--- Begin Source material ---

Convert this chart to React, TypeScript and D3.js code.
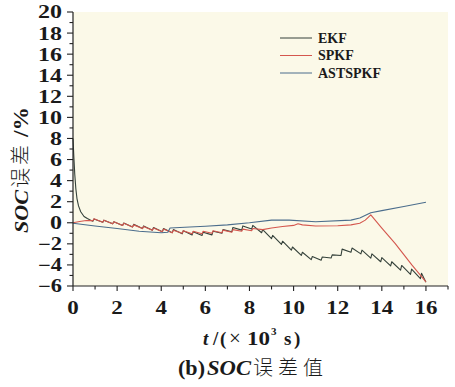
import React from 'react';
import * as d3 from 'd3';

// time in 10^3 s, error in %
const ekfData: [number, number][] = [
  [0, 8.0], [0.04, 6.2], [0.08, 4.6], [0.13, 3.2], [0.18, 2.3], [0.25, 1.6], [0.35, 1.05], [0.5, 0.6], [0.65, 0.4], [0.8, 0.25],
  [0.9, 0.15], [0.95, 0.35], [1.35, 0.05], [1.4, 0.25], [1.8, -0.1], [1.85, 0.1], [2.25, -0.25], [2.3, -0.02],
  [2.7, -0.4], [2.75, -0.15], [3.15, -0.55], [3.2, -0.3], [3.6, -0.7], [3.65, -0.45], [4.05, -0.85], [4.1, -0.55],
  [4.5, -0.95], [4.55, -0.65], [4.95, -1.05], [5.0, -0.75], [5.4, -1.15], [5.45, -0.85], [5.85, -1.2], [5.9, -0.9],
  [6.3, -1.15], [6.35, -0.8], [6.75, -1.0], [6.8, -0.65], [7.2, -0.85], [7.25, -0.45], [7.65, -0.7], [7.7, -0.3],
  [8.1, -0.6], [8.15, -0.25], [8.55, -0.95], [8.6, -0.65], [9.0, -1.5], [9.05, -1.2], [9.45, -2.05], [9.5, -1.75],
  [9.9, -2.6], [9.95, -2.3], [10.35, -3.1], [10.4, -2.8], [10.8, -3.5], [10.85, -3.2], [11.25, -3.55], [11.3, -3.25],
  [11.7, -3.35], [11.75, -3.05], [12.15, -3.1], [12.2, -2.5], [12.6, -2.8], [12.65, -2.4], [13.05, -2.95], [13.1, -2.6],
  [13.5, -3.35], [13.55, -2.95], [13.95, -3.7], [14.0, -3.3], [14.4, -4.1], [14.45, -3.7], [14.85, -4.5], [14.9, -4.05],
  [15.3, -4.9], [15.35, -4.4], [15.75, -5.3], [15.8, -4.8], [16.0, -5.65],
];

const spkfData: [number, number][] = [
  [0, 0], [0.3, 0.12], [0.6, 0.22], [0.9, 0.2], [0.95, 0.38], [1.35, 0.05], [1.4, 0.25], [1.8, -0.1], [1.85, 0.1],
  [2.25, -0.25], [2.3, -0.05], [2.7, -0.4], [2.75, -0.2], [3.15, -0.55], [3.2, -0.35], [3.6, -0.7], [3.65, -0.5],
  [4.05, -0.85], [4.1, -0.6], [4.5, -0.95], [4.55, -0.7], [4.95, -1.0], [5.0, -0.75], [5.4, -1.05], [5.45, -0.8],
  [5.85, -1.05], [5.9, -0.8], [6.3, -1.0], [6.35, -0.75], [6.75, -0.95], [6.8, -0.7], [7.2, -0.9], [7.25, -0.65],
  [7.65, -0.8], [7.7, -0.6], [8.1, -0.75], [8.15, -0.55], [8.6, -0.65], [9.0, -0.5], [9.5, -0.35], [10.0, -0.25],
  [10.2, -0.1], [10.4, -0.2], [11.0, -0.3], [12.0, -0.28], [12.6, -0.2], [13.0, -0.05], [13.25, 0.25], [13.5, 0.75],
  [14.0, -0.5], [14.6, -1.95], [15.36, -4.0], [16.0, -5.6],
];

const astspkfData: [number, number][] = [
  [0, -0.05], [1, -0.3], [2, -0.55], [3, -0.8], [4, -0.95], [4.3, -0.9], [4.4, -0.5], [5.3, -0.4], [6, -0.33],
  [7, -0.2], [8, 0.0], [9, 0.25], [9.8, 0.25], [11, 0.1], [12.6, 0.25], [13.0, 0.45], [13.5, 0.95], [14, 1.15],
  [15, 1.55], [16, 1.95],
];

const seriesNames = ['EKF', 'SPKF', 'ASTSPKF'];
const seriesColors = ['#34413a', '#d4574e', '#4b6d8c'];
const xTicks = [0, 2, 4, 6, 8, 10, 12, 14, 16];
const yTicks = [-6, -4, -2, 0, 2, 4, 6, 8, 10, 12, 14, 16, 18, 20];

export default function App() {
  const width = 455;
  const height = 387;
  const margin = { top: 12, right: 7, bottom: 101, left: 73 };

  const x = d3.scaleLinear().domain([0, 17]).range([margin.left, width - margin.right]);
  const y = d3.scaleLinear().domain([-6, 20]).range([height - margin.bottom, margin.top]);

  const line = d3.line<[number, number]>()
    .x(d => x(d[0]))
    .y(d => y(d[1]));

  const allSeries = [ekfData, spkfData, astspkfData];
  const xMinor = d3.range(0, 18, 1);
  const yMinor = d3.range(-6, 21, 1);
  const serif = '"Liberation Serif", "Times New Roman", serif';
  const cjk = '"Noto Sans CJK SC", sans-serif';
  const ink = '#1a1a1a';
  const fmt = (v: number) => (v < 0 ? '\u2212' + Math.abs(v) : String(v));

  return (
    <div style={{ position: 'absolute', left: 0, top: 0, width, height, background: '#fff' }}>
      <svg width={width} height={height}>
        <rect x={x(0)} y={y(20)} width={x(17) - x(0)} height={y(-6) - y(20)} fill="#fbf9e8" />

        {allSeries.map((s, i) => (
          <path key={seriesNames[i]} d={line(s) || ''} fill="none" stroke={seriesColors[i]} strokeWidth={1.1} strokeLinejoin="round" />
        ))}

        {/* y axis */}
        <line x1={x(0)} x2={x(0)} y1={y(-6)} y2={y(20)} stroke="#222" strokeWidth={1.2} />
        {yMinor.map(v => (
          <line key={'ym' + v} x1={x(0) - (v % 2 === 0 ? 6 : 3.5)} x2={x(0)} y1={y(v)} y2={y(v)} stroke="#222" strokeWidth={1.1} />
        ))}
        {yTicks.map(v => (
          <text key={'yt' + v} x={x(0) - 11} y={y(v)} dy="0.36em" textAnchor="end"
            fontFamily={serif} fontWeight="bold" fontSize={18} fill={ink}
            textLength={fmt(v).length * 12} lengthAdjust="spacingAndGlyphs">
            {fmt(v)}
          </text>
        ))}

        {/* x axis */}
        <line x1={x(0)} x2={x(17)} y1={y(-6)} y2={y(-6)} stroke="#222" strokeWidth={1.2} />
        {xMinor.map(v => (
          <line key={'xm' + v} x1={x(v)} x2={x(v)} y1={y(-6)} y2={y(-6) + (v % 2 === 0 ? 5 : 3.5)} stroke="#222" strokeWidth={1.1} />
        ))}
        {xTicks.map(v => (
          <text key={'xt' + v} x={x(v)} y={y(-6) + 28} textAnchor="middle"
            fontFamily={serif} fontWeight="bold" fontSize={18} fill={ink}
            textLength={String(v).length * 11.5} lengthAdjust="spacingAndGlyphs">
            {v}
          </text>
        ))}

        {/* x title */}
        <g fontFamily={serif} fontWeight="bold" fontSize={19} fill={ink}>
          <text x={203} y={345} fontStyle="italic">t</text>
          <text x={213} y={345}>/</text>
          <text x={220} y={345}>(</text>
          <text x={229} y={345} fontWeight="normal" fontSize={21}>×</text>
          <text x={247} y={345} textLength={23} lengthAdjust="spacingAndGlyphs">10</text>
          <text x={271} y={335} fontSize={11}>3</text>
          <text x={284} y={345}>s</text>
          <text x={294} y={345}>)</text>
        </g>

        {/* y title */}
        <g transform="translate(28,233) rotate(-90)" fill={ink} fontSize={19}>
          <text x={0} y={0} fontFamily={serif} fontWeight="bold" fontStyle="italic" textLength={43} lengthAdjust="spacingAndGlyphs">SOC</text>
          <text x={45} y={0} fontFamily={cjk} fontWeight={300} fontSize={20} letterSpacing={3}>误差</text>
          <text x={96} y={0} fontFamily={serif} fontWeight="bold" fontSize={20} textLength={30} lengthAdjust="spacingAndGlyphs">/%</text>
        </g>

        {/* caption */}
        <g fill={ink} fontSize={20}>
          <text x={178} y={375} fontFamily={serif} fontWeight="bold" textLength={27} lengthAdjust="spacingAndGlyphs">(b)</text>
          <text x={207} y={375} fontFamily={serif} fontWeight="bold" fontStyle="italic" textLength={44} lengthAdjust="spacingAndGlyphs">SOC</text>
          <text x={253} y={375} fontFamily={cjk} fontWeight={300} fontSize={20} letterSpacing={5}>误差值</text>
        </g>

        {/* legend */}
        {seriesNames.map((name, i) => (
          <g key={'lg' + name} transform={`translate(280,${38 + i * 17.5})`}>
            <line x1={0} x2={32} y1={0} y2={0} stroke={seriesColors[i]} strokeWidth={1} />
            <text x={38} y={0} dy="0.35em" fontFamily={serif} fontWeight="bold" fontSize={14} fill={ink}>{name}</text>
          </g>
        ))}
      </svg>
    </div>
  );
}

--- End Source material ---

(Short task)
Please repeat exactly the data above from its first line to the line that contains "import * as d3 from 'd3';", inclusive, and leave every picture out.

(Answer for the task)
Convert this chart to React, TypeScript and D3.js code.
import React from 'react';
import * as d3 from 'd3';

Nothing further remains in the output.